You have to bear Short term capital gain tax as you will be switching amount from debt to equity. To understand how debt mutual funds are taxed, please read the post https://bestinvestindia.com/mutual-fund-taxation-fy-2019-20/

In case market rises significantly after your investment in debt fund than you might lose market rally.

FAQ

Is it good to invest lump sum in mutual funds?

Yes, it is always good to invest in mutual funds either in lump sum or SIP way. But you have to follow the right practices to reap the benefits from mutual funds. It is just like we take precautions and follow rules while driving, crossing roads and cooking. Similarly we should find out our investment horizon, the risk we can take and diversify our investments. Equity investing is for long term money appreciation. If your horizon is shorter than 5 years than you should choose debt funds instead.

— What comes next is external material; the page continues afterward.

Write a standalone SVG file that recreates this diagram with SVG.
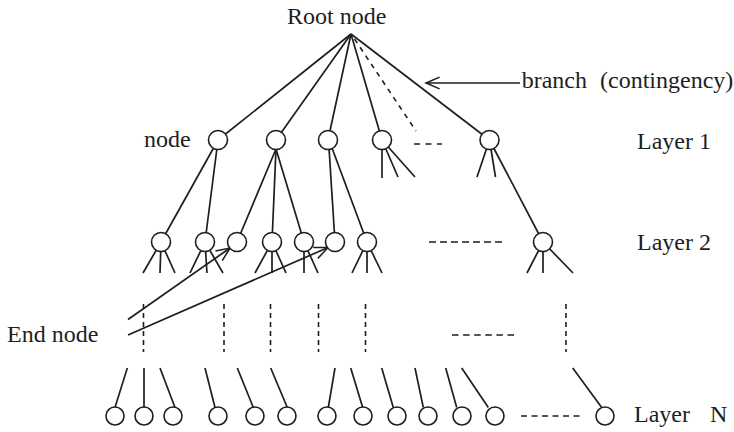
<svg xmlns="http://www.w3.org/2000/svg" width="734" height="432" viewBox="0 0 734 432">
<style>
.ln{stroke:#1e1e1e;stroke-width:1.7;fill:none;stroke-linecap:butt}
.dsh{stroke:#1e1e1e;stroke-width:1.6;fill:none}
.nd{fill:#fff;stroke:#1e1e1e;stroke-width:1.6}
.t{font-family:"Liberation Serif","Times New Roman",serif;font-size:24px;fill:#1e1e1e}
</style>
<defs>
<marker id="oa" markerUnits="userSpaceOnUse" markerWidth="20" markerHeight="20" refX="0" refY="0" orient="auto" overflow="visible" viewBox="-20 -10 22 20">
<path d="M-15,-6.5 L0,0 L-15,6.5" fill="none" stroke="#1e1e1e" stroke-width="1.7"/>
</marker>
</defs>
<rect width="734" height="432" fill="#fff"/>
<g id="connectors">
<line class="ln" x1="351" y1="34" x2="218" y2="140"/>
<line class="ln" x1="351" y1="34" x2="276" y2="140"/>
<line class="ln" x1="351" y1="34" x2="328" y2="140"/>
<line class="ln" x1="351" y1="34" x2="382" y2="140"/>
<line class="ln" x1="351" y1="34" x2="489.5" y2="140"/>
<line class="dsh" x1="354.5" y1="39" x2="416" y2="131" stroke-dasharray="5 5"/>
<line class="dsh" x1="414" y1="144" x2="442" y2="144" stroke-dasharray="6 5.5"/>
<line class="ln" x1="520" y1="83" x2="426" y2="83" marker-end="url(#oa)"/>
<line class="ln" x1="218" y1="140" x2="161" y2="242"/>
<line class="ln" x1="218" y1="140" x2="205" y2="242"/>
<line class="ln" x1="276" y1="149" x2="237" y2="242"/>
<line class="ln" x1="276" y1="149" x2="272" y2="242"/>
<line class="ln" x1="276" y1="149" x2="304" y2="242"/>
<line class="ln" x1="329" y1="148" x2="335" y2="242"/>
<line class="ln" x1="332" y1="148" x2="367" y2="242"/>
<line class="ln" x1="382" y1="140" x2="382" y2="178"/>
<line class="ln" x1="382" y1="140" x2="398" y2="177"/>
<line class="ln" x1="382" y1="140" x2="415" y2="177"/>
<line class="ln" x1="489.5" y1="140" x2="477" y2="177"/>
<line class="ln" x1="489.5" y1="140" x2="495.5" y2="177"/>
<line class="ln" x1="489.5" y1="140" x2="543" y2="242"/>
<line class="ln" x1="161" y1="242" x2="143" y2="273"/>
<line class="ln" x1="161" y1="242" x2="160" y2="273"/>
<line class="ln" x1="161" y1="242" x2="175" y2="273"/>
<line class="ln" x1="205" y1="242" x2="190" y2="273"/>
<line class="ln" x1="205" y1="242" x2="207" y2="273"/>
<line class="ln" x1="205" y1="242" x2="223" y2="273"/>
<line class="ln" x1="272" y1="242" x2="255" y2="273"/>
<line class="ln" x1="272" y1="242" x2="272" y2="273"/>
<line class="ln" x1="272" y1="242" x2="286" y2="273"/>
<line class="ln" x1="304" y1="242" x2="304" y2="273"/>
<line class="ln" x1="304" y1="242" x2="318" y2="273"/>
<line class="ln" x1="367" y1="242" x2="352" y2="273"/>
<line class="ln" x1="367" y1="242" x2="367" y2="273"/>
<line class="ln" x1="367" y1="242" x2="382" y2="273"/>
<line class="ln" x1="543" y1="242" x2="527" y2="273"/>
<line class="ln" x1="543" y1="242" x2="543" y2="273"/>
<line class="ln" x1="543" y1="242" x2="573" y2="273"/>
<line class="dsh" x1="429" y1="242" x2="503" y2="242" stroke-dasharray="7 4"/>
<line class="ln" x1="128" y1="319.5" x2="230" y2="248" marker-end="url(#oa)"/>
<line class="ln" x1="128" y1="335" x2="328" y2="247.5" marker-end="url(#oa)"/>
<line class="dsh" x1="143.5" y1="304" x2="143.5" y2="352" stroke-dasharray="5 4"/>
<line class="dsh" x1="224" y1="304" x2="224" y2="352" stroke-dasharray="5 4"/>
<line class="dsh" x1="270.5" y1="304" x2="270.5" y2="352" stroke-dasharray="5 4"/>
<line class="dsh" x1="318.5" y1="304" x2="318.5" y2="352" stroke-dasharray="5 4"/>
<line class="dsh" x1="365.5" y1="304" x2="365.5" y2="352" stroke-dasharray="5 4"/>
<line class="dsh" x1="566" y1="304" x2="566" y2="352" stroke-dasharray="5 4"/>
<line class="dsh" x1="452" y1="335" x2="515" y2="335" stroke-dasharray="6.5 4.6"/>
<line class="dsh" x1="521" y1="416" x2="583" y2="416" stroke-dasharray="6 4.5"/>
<line class="ln" x1="127.3" y1="368" x2="115" y2="407.5"/>
<line class="ln" x1="144" y1="368" x2="144" y2="407.5"/>
<line class="ln" x1="160" y1="368" x2="175" y2="407.5"/>
<line class="ln" x1="205" y1="368" x2="215" y2="407.5"/>
<line class="ln" x1="237.3" y1="368" x2="253.3" y2="407.5"/>
<line class="ln" x1="270.7" y1="368" x2="287.3" y2="407.5"/>
<line class="ln" x1="335" y1="368" x2="328.3" y2="407.5"/>
<line class="ln" x1="350.7" y1="368" x2="362.7" y2="407.5"/>
<line class="ln" x1="381.7" y1="368" x2="393.3" y2="407.5"/>
<line class="ln" x1="415" y1="368" x2="423.3" y2="407.5"/>
<line class="ln" x1="445.7" y1="368" x2="456.7" y2="407.5"/>
<line class="ln" x1="461.7" y1="368" x2="488.3" y2="407.5"/>
<line class="ln" x1="572.7" y1="368" x2="601.7" y2="407.5"/>
</g>
<g id="root"><text class="t" x="287" y="24">Root node</text></g>
<g id="n1-1"><circle class="nd" cx="218" cy="140" r="9.5"/></g>
<g id="n1-2"><circle class="nd" cx="276" cy="140" r="9.5"/></g>
<g id="n1-3"><circle class="nd" cx="328" cy="140" r="9.5"/></g>
<g id="n1-4"><circle class="nd" cx="382" cy="140" r="9.5"/></g>
<g id="n1-5"><circle class="nd" cx="489.5" cy="140" r="9.5"/></g>
<g id="n2-1"><circle class="nd" cx="161" cy="242" r="9.5"/></g>
<g id="n2-2"><circle class="nd" cx="205" cy="242" r="9.5"/></g>
<g id="n2-3"><circle class="nd" cx="237" cy="242" r="9.5"/></g>
<g id="n2-4"><circle class="nd" cx="272" cy="242" r="9.5"/></g>
<g id="n2-5"><circle class="nd" cx="304" cy="242" r="9.5"/></g>
<g id="n2-6"><circle class="nd" cx="335" cy="242" r="9.5"/></g>
<g id="n2-7"><circle class="nd" cx="367" cy="242" r="9.5"/></g>
<g id="n2-8"><circle class="nd" cx="543" cy="242" r="9.5"/></g>
<g id="nN-1"><circle class="nd" cx="115" cy="416" r="9"/></g>
<g id="nN-2"><circle class="nd" cx="144" cy="416" r="9"/></g>
<g id="nN-3"><circle class="nd" cx="173" cy="416" r="9"/></g>
<g id="nN-4"><circle class="nd" cx="218" cy="416" r="9"/></g>
<g id="nN-5"><circle class="nd" cx="255" cy="416" r="9"/></g>
<g id="nN-6"><circle class="nd" cx="287" cy="416" r="9"/></g>
<g id="nN-7"><circle class="nd" cx="327" cy="416" r="9"/></g>
<g id="nN-8"><circle class="nd" cx="363" cy="416" r="9"/></g>
<g id="nN-9"><circle class="nd" cx="397" cy="416" r="9"/></g>
<g id="nN-10"><circle class="nd" cx="428" cy="416" r="9"/></g>
<g id="nN-11"><circle class="nd" cx="462" cy="416" r="9"/></g>
<g id="nN-12"><circle class="nd" cx="495" cy="416" r="9"/></g>
<g id="nN-13"><circle class="nd" cx="605" cy="416" r="9"/></g>
<g id="labels">
<text class="t" x="144" y="147">node</text>
<text class="t" x="521.7" y="88">branch<tspan x="600">(contingency)</tspan></text>
<text class="t" x="637" y="149">Layer 1</text>
<text class="t" x="637" y="250">Layer 2</text>
<text class="t" x="7" y="342">End node</text>
<text class="t" x="634" y="422">Layer<tspan x="710">N</tspan></text>
</g>
</svg>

Can I add money in lump sum Mutual Fund?

Whenever you invest in a mutual fund account ( Folio number), you can make investment multiple times either in lump sum or even you can start SIP in same fund. MF folio/account works similar to your saving bank account only. Where you can deposit and withdraw multiple times. It’s your account, you can do anything you want to subject to conditions. In nutshell you can add money in lump sum Mutual Fund.

Which is the best mutual fund for Lump sum investment?

The best mutual fund for lump sum investment is a debt fund only for both equity and debt mutual fund investment. If your investment horizon is lesser than 5 years than you can choose debt fund and if your horizon is more than 5 years than you can choose large cap, multi cap, flexi cap, mid cap, balanced funds etc.

Is it the right time to invest lump sum in mutual funds?

Yes, it is the right time to invest lump sum in mutual funds. Since, we follow a STP strategy. This can help you to Not enter at single point of time in market. This strategy can save one from sudden market drop losses.